OpenSSL::SSL::SSLError (SSL_connect SYSCALL returned=5 errno=0 state=SSLv3/TLS write client hello)

Well, that's a problem. Even the simplest connection fails. But that error message is not very helpful.

Googles

There are tons of search results, but very few actual answers, and nothing relevant. It seems like the connection is prematurely closed by the server, before the handshake even completes. But that's all I know.

tries VERIFY_NONE, tries different HTTPS sites (they all work), tries different Fly sites (none of them work), tries a bunch of other stuff

Drat. No dice.

Now I'm REALLY stumped.

If I can't get this working, that's a show-stopper. I will need a completely new deployment strategy. Maybe a whole new hosting provider.

makes posts on the Fly community forum, the Elixir Slack, and a private Discord

Let me sleep on it and try again tomorrow with fresh eyes.

heads to dinner

Dead-end #3. It's 5:30pm.


It's 7:30pm. There's a reply in Slack.

"I had issues with tcp sockets due to the shared v4 IP. Not sure if that would help, but you could easily rule it out by using the cli to request a static IP."

Ah, good idea. Fly allocates shared IPv4 addresses to new applications, but you can request a static IP.

gets a static IP

…damn. No luck. I really thought that was going to work.

Okay, but now I'm really, fully invested in this issue again.

I've gone back to basics, but what about the BASICS-basics?

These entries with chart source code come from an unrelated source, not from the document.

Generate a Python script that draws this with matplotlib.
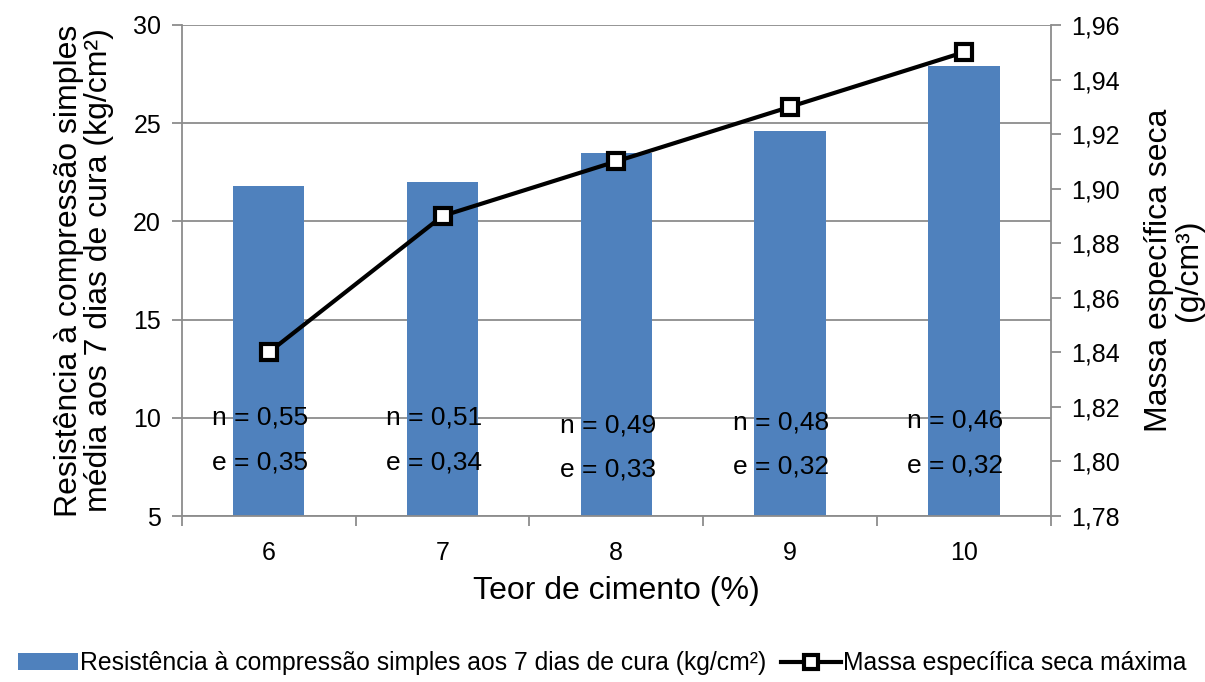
import matplotlib.pyplot as plt
from matplotlib.ticker import MultipleLocator, FixedLocator, FuncFormatter

plt.rcParams['font.family'] = ['Liberation Sans', 'DejaVu Sans']

teor = ["6", "7", "8", "9", "10"]
resistencia = [21.8, 22.0, 23.5, 24.6, 27.9]
massa = [1.84, 1.89, 1.91, 1.93, 1.95]
n_vals = ["0,55", "0,51", "0,49", "0,48", "0,46"]
e_vals = ["0,35", "0,34", "0,33", "0,32", "0,32"]
# vertical position of the n / e labels (left axis units)
n_y = [10.0, 10.0, 9.6, 9.75, 9.85]
e_y = [7.7, 7.7, 7.35, 7.5, 7.55]

blue = "#4f81bd"
grid_c = "#8c8c8c"

fig = plt.figure(figsize=(12.05, 6.82), dpi=100)
ax = fig.add_axes([0.151, 0.2434, 0.721, 0.72])
ax2 = ax.twinx()

x = list(range(len(teor)))
bars = ax.bar(x, resistencia, width=0.41, color=blue, zorder=2,
              label="Resistência à compressão simples aos 7 dias de cura (kg/cm²)")
ax.set_xlim(-0.5, len(teor) - 0.5)
ax.set_ylim(5, 30)
ax.yaxis.set_major_locator(MultipleLocator(5))
ax.grid(axis="y", color=grid_c, linewidth=1.3, zorder=0)
ax.set_axisbelow(True)

ax.set_xticks(x)
ax.set_xticklabels(teor)
ax.xaxis.set_minor_locator(FixedLocator([i - 0.5 for i in range(len(teor) + 1)]))
ax.tick_params(axis="x", which="major", length=0, labelsize=18, pad=18)
ax.tick_params(axis="x", which="minor", length=7, color=grid_c, width=1.3)
ax.tick_params(axis="y", length=7, color=grid_c, width=1.3, labelsize=18, pad=8)

for side in ["top", "right"]:
    ax.spines[side].set_visible(False)
    ax2.spines[side].set_visible(False)
ax2.spines["right"].set_visible(True)
for sp in [ax.spines["left"], ax.spines["bottom"], ax2.spines["right"]]:
    sp.set_color(grid_c)
    sp.set_linewidth(1.3)
ax2.spines["left"].set_visible(False)
ax2.spines["bottom"].set_visible(False)

line, = ax2.plot(x, massa, color="black", linewidth=3, marker="s", markersize=12,
                 markerfacecolor="white", markeredgecolor="black", markeredgewidth=3,
                 label="Massa específica seca máxima", zorder=3)
ax2.set_ylim(1.78, 1.96)
ax2.yaxis.set_major_locator(MultipleLocator(0.02))
ax2.yaxis.set_major_formatter(FuncFormatter(lambda v, p: f"{v:.2f}".replace(".", ",")))
ax2.tick_params(axis="y", length=7, color=grid_c, width=1.3, labelsize=18, pad=8)

for i in x:
    ax.text(i - 0.05, n_y[i], "n = " + n_vals[i], ha="center", va="center", fontsize=19, zorder=4)
    ax.text(i - 0.05, e_y[i], "e = " + e_vals[i], ha="center", va="center", fontsize=19, zorder=4)

ax.set_xlabel("Teor de cimento (%)", fontsize=23, labelpad=8)
ax.set_ylabel("Resistência à compressão simples\nmédia aos 7 dias de cura (kg/cm²)",
              fontsize=23, labelpad=14, linespacing=1.0)
ax2.set_ylabel("Massa específica seca\n(g/cm³)", fontsize=23, labelpad=17, linespacing=1.0)

fig.legend(handles=[bars, line], loc="lower center", bbox_to_anchor=(0.5, -0.012), ncol=2,
           frameon=False, fontsize=17.8, handlelength=2.4, handletextpad=0.1, columnspacing=0.6,
           borderaxespad=0.2, markerscale=0.8)

fig.savefig("out.png", dpi=100)
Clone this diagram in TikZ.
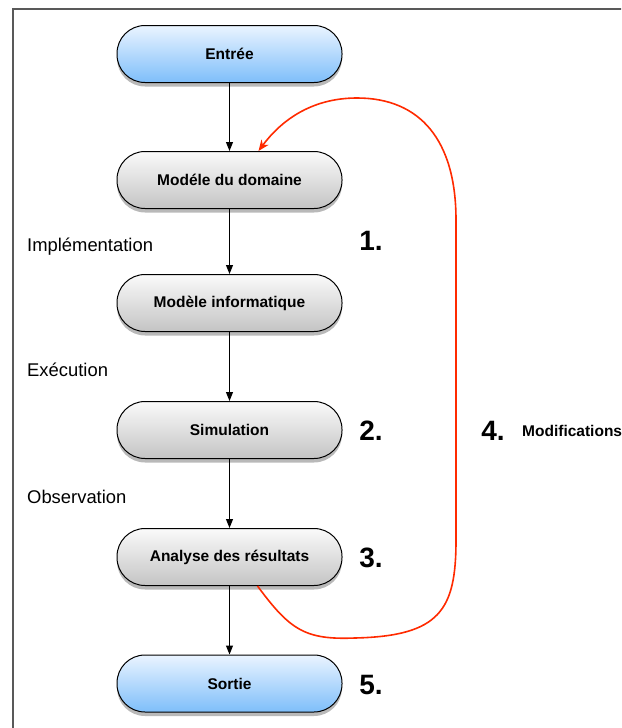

downloads and installs Wireshark

Time to start squinting at headers.

performs captures of both Ruby and the web browser

Well, the Ruby connection is immediately closed. I knew that. But this initial handshake packet from the browser is much longer. It contains this extra thing, an "SNI hostname extension". And I can see the app's full hostname in there.

I wonder…

Googles

Ah, to do this in Ruby, it's as simple as setting the hostname field on the SSLSocket class. Let me try that.

tries that

…and there's no error this time!

Okay, calm down. That's progress, to be sure. Now I know this hostname thing is really important.

That makes some sense. Fly can serve up multiple applications from a single IP, so I assume Fly needs to know the application's hostname to correctly route the connection request. Otherwise, it just gives up and closes the connection, resulting in the cryptic client error.

But faye-websocket is still busted. It must not be be setting the hostname field.

dives into the faye-websocket source on GitHub

Huh… it actually IS setting the hostname. WTF? I need more visibility into this.

in the REPL, monkey-patches the Faye::WebSocket::Client class, overriding the start_tls method

Wow, the method isn't being called. It's like it doesn't even exist.

…it does exist, right?

opens git blame on GitHub

Goddammit. The start_tls method is on the main branch, for sure. But I never upgraded the gem locally. It's still on an older version.

upgrades faye-websocket

IT CONNECTS!


It's 11pm.